◆ **TASK GOAL**:
Only the lines from the start of the data through the line with "ax.spines['right'].set_linewidth(0.8)" belong in the copy. Restate them word for word, minus the pictures.

◆ **RECORDS PROVIDED**:
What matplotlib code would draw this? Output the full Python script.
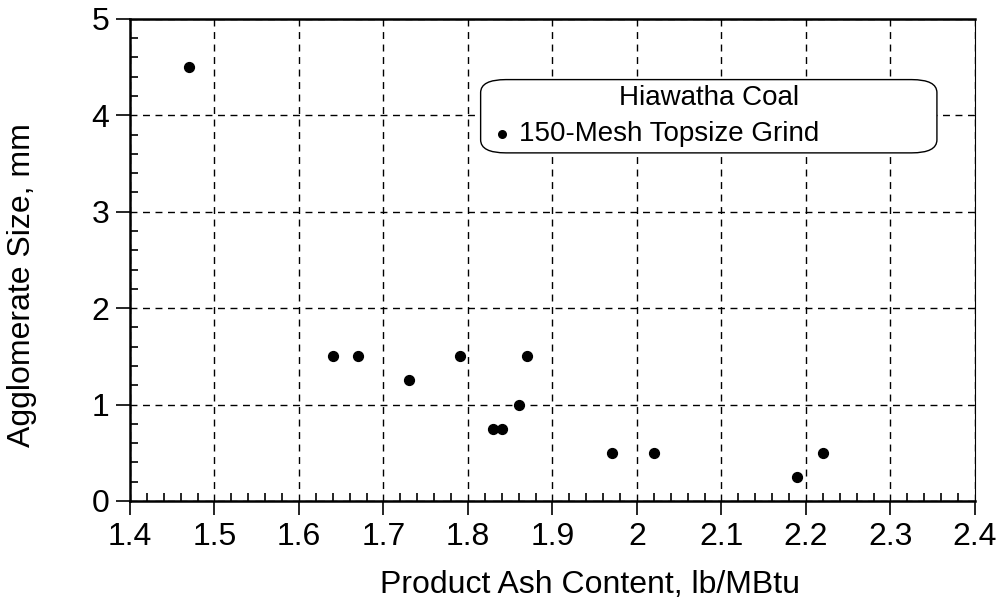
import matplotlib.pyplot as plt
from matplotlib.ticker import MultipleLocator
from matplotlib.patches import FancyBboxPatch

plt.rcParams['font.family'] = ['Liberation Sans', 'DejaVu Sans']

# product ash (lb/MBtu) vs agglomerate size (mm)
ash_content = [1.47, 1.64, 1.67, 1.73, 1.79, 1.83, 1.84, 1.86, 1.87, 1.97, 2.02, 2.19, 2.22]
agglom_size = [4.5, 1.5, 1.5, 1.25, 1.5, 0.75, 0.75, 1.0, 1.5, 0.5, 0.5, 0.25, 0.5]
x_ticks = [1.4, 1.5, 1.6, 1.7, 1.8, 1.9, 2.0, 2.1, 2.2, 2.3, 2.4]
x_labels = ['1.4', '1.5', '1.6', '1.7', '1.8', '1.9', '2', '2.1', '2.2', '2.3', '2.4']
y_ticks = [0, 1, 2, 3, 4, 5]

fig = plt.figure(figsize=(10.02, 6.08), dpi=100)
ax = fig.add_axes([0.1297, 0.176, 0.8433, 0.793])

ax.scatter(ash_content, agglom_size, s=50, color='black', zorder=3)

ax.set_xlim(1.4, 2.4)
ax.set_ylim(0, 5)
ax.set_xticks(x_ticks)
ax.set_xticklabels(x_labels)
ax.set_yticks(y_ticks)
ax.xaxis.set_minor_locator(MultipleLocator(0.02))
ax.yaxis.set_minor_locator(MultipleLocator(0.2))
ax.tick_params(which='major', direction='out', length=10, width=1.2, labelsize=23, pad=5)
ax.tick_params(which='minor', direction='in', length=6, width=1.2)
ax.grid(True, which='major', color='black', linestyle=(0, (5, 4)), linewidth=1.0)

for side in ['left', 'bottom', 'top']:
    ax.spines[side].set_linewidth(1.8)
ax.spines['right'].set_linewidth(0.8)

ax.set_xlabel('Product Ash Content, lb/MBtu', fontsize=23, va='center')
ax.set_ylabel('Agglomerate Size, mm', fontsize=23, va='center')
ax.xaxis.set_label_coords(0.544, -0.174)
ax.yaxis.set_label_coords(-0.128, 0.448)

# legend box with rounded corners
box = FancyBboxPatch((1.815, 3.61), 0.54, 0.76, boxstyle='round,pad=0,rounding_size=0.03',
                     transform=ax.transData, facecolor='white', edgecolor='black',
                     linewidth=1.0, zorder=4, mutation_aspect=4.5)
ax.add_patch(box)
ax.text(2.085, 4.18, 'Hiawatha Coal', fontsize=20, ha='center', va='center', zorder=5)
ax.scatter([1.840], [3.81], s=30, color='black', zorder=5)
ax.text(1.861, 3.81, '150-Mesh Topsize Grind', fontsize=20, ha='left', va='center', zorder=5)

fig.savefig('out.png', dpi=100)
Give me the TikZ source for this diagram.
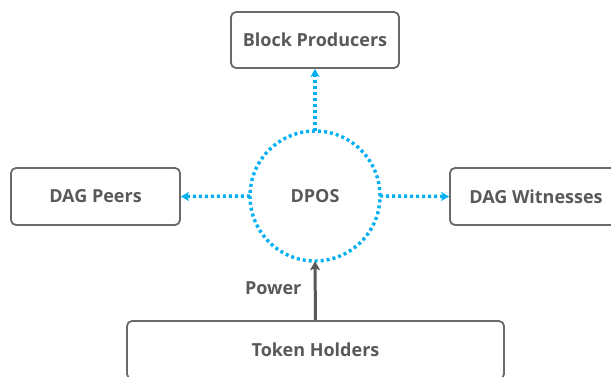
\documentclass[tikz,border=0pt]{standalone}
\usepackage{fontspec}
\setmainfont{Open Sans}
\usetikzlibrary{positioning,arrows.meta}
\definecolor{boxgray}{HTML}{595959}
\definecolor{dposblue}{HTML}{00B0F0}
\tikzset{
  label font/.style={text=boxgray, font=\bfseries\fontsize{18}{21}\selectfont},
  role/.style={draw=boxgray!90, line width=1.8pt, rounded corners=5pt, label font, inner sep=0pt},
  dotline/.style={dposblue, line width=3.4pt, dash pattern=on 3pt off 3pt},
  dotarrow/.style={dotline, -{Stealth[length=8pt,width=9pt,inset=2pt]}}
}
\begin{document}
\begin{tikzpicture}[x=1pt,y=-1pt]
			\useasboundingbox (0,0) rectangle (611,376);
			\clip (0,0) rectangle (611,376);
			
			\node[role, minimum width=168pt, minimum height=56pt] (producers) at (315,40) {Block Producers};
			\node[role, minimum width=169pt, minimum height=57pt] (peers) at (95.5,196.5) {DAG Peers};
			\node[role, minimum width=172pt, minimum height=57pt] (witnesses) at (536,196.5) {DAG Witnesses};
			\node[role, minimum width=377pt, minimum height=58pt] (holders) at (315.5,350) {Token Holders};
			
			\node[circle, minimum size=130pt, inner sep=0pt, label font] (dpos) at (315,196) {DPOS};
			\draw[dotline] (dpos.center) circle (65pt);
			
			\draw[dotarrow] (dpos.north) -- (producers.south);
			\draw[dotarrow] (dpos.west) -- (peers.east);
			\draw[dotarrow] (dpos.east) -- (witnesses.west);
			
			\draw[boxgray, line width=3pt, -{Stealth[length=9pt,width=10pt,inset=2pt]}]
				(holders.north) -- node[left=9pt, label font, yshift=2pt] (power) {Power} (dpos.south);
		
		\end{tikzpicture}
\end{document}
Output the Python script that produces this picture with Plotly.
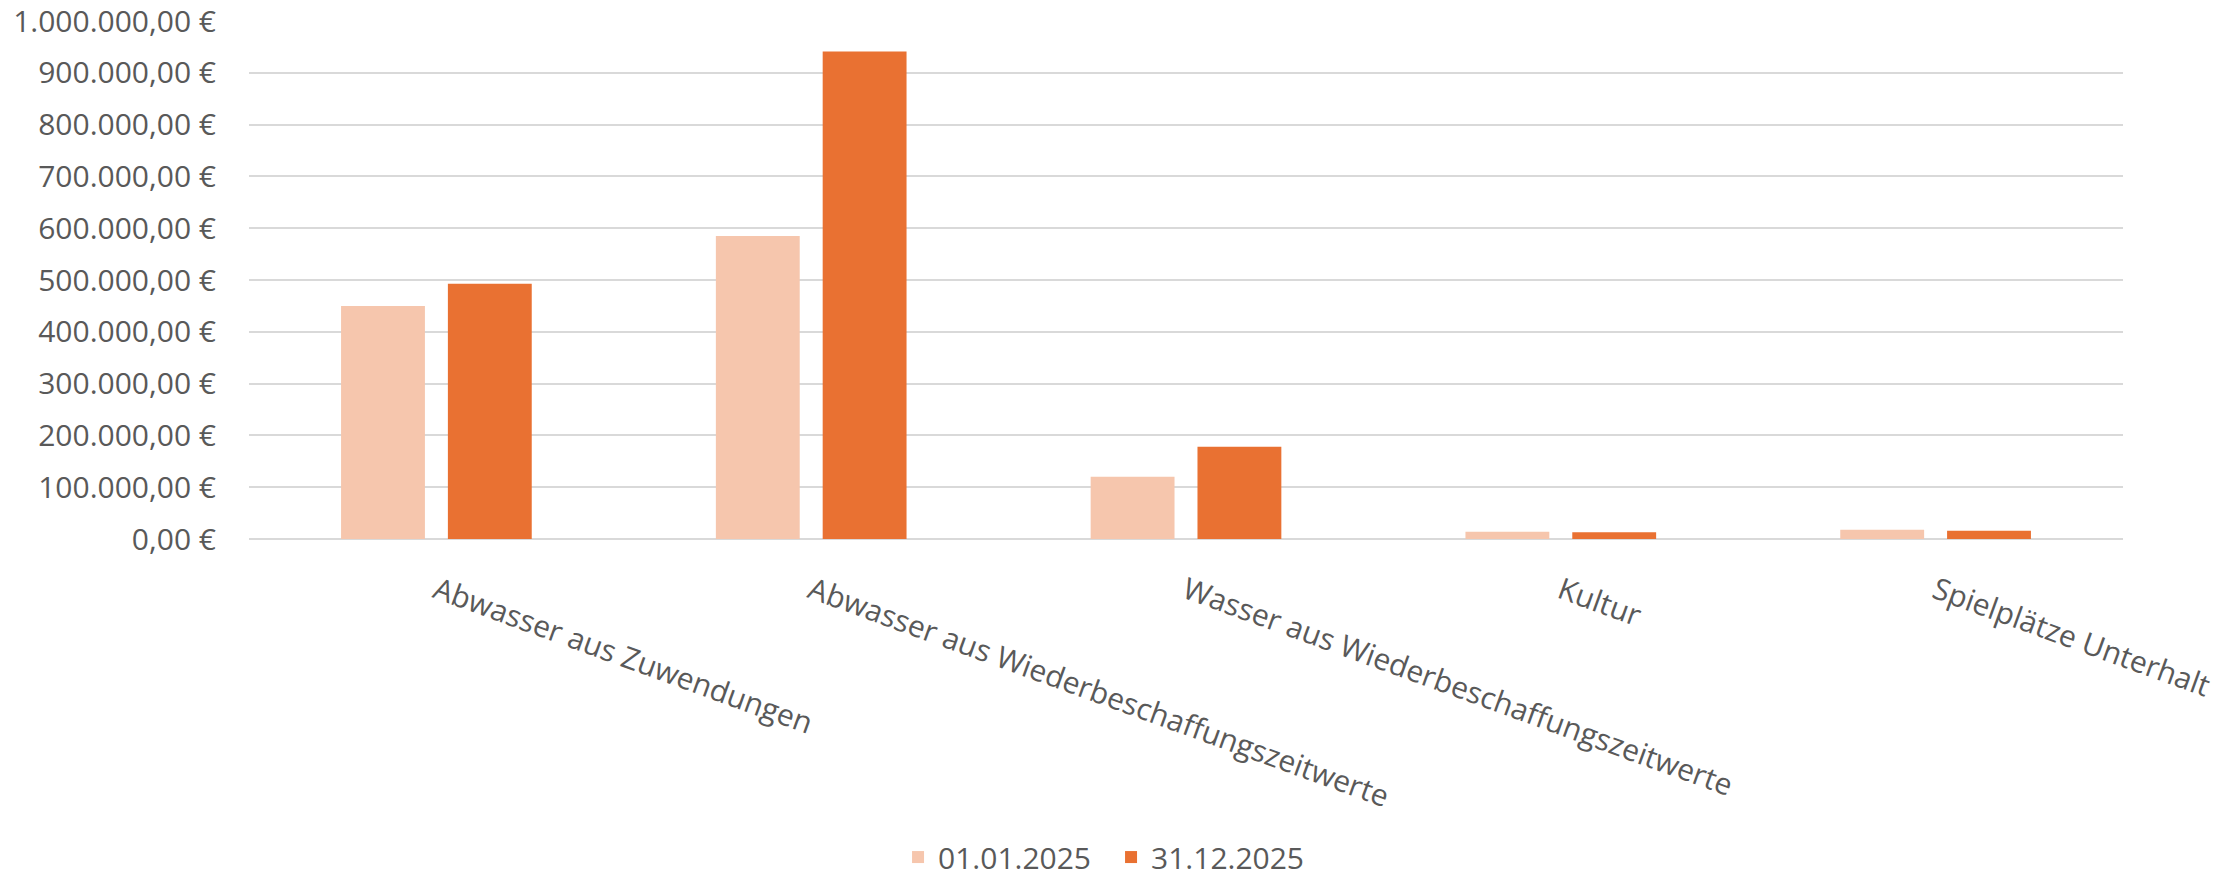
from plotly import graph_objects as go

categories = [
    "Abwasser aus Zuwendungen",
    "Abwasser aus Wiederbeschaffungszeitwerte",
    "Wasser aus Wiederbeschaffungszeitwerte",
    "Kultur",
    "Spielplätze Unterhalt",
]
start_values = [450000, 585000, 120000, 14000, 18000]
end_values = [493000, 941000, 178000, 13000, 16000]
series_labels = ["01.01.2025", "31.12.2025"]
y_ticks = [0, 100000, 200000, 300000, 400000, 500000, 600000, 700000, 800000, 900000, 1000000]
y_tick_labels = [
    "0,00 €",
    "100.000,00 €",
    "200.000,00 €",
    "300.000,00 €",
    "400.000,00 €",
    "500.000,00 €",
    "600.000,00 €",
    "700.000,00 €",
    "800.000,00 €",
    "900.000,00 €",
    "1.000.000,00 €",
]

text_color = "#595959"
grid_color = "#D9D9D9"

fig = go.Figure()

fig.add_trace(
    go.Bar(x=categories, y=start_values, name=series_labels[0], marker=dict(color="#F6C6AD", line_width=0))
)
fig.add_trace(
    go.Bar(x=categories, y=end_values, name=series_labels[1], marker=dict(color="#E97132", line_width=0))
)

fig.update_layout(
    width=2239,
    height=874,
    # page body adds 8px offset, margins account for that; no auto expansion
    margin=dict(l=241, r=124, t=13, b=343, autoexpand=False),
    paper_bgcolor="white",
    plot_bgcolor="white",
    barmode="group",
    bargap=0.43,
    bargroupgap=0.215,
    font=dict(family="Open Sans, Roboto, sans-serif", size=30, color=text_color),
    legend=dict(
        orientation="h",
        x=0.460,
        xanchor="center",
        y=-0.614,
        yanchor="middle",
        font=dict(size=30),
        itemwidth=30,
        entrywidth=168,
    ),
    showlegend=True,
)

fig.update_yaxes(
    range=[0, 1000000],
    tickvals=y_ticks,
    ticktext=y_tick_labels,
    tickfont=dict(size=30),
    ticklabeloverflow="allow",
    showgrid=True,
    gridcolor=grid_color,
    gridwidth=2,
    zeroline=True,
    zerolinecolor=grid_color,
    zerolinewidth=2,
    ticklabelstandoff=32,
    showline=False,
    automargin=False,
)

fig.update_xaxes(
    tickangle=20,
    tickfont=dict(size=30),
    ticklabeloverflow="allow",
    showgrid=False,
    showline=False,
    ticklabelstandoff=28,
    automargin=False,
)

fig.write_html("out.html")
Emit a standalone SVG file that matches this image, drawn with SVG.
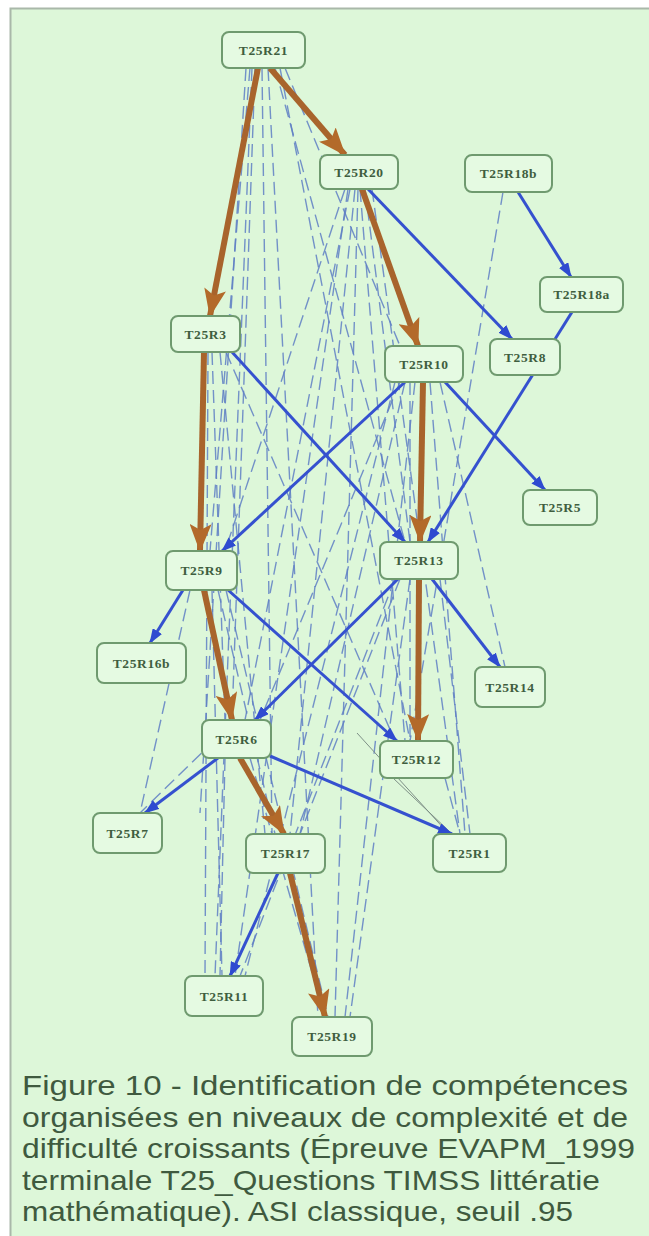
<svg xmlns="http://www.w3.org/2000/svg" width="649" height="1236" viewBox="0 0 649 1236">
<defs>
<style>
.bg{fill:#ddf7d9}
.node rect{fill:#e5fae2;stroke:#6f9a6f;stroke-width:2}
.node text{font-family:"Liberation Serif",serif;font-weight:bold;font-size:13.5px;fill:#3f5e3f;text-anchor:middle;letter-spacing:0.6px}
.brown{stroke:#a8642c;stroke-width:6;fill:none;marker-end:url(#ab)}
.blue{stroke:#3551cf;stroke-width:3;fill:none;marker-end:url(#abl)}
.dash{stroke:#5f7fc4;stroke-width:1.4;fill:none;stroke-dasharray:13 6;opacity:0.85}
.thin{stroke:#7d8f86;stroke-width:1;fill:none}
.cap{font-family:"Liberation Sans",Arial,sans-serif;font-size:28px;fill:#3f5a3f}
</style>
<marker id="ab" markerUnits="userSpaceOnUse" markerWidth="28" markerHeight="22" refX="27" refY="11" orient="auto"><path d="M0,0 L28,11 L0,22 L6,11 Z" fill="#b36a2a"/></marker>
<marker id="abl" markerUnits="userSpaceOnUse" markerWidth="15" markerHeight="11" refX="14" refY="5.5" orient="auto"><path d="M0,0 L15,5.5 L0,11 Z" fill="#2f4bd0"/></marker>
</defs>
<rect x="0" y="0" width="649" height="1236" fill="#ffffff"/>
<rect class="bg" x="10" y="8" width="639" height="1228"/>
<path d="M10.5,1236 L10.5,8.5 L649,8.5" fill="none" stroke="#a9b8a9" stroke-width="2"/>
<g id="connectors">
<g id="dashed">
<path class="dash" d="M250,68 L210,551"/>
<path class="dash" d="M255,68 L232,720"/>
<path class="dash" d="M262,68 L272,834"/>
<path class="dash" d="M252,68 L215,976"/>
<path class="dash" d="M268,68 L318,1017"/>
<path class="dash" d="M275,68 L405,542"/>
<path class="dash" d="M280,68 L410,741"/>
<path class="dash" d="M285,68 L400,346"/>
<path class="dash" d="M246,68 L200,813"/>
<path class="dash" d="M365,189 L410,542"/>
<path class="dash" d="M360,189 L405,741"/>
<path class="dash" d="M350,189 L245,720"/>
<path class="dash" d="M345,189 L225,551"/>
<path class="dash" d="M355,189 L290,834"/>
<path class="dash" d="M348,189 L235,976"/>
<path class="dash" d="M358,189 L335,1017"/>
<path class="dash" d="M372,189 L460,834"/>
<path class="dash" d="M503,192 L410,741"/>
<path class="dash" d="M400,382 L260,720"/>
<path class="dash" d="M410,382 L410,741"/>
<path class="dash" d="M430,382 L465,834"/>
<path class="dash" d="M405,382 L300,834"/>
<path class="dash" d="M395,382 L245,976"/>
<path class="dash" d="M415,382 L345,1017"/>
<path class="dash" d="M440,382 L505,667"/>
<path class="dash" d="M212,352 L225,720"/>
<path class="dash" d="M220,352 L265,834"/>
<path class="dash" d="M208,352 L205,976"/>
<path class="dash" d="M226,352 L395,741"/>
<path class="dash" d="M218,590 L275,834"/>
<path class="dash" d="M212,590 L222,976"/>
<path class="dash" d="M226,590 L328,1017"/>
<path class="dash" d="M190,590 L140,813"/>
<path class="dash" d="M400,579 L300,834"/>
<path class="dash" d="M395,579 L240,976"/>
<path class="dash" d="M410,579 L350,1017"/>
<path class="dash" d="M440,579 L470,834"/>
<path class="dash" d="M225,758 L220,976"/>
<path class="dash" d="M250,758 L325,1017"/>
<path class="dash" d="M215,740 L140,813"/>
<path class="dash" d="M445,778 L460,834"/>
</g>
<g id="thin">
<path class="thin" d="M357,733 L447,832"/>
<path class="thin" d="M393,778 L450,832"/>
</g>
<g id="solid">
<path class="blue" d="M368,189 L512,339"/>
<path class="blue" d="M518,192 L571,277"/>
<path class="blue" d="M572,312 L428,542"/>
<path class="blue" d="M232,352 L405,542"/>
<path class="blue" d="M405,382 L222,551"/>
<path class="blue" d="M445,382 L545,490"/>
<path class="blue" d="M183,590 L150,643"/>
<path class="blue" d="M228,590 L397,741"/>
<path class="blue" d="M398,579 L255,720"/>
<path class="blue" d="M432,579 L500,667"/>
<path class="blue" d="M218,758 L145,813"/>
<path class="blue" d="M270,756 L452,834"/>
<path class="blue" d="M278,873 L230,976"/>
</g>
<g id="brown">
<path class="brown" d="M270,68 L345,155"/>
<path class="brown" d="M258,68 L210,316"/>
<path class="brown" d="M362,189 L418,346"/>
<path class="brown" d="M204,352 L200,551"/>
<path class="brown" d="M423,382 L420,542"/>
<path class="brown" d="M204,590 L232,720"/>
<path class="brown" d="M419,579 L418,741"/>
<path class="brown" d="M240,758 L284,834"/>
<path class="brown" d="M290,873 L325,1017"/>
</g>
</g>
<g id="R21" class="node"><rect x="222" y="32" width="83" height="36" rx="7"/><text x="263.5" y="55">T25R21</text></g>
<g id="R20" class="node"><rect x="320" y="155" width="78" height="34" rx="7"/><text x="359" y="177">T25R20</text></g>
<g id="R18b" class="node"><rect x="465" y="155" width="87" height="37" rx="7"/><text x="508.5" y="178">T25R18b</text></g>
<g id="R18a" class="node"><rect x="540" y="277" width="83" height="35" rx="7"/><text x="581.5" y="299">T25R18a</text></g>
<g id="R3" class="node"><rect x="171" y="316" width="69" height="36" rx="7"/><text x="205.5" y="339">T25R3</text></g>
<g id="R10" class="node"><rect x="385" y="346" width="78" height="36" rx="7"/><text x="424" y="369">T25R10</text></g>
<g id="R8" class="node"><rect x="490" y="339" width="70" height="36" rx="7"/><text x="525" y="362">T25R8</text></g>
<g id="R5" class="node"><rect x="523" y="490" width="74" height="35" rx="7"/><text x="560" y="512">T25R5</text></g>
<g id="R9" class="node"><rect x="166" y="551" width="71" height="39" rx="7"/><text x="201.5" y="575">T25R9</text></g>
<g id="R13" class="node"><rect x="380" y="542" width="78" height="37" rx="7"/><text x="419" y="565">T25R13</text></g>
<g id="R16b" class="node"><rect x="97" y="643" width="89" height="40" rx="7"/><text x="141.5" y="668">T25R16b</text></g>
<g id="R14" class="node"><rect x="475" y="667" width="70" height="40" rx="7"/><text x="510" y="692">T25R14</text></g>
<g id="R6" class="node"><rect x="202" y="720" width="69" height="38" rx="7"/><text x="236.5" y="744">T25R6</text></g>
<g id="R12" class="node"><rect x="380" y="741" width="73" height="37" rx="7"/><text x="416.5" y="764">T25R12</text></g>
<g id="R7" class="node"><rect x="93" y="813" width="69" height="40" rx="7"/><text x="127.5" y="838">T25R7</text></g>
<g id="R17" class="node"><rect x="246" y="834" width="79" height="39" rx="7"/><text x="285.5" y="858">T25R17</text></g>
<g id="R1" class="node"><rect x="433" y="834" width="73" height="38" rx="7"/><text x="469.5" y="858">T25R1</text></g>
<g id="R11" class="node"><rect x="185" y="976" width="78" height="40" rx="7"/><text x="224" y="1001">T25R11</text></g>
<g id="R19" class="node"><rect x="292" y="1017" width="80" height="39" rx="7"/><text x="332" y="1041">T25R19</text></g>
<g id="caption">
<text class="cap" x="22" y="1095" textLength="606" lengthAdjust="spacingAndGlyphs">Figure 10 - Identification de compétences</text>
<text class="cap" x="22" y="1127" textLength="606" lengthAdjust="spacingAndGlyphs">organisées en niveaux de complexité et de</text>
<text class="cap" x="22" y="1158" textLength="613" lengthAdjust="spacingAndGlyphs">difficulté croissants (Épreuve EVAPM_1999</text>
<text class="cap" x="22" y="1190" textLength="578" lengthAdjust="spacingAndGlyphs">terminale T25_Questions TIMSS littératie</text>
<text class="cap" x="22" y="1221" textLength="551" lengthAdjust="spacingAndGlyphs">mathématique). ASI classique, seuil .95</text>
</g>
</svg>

◆ **WRITTEN ANSWER**:
What matplotlib code would draw this? Output the full Python script.
import matplotlib.pyplot as plt
from matplotlib.ticker import MultipleLocator
from matplotlib.patches import FancyBboxPatch

plt.rcParams['font.family'] = ['Liberation Sans', 'DejaVu Sans']

# product ash (lb/MBtu) vs agglomerate size (mm)
ash_content = [1.47, 1.64, 1.67, 1.73, 1.79, 1.83, 1.84, 1.86, 1.87, 1.97, 2.02, 2.19, 2.22]
agglom_size = [4.5, 1.5, 1.5, 1.25, 1.5, 0.75, 0.75, 1.0, 1.5, 0.5, 0.5, 0.25, 0.5]
x_ticks = [1.4, 1.5, 1.6, 1.7, 1.8, 1.9, 2.0, 2.1, 2.2, 2.3, 2.4]
x_labels = ['1.4', '1.5', '1.6', '1.7', '1.8', '1.9', '2', '2.1', '2.2', '2.3', '2.4']
y_ticks = [0, 1, 2, 3, 4, 5]

fig = plt.figure(figsize=(10.02, 6.08), dpi=100)
ax = fig.add_axes([0.1297, 0.176, 0.8433, 0.793])

ax.scatter(ash_content, agglom_size, s=50, color='black', zorder=3)

ax.set_xlim(1.4, 2.4)
ax.set_ylim(0, 5)
ax.set_xticks(x_ticks)
ax.set_xticklabels(x_labels)
ax.set_yticks(y_ticks)
ax.xaxis.set_minor_locator(MultipleLocator(0.02))
ax.yaxis.set_minor_locator(MultipleLocator(0.2))
ax.tick_params(which='major', direction='out', length=10, width=1.2, labelsize=23, pad=5)
ax.tick_params(which='minor', direction='in', length=6, width=1.2)
ax.grid(True, which='major', color='black', linestyle=(0, (5, 4)), linewidth=1.0)

for side in ['left', 'bottom', 'top']:
    ax.spines[side].set_linewidth(1.8)
ax.spines['right'].set_linewidth(0.8)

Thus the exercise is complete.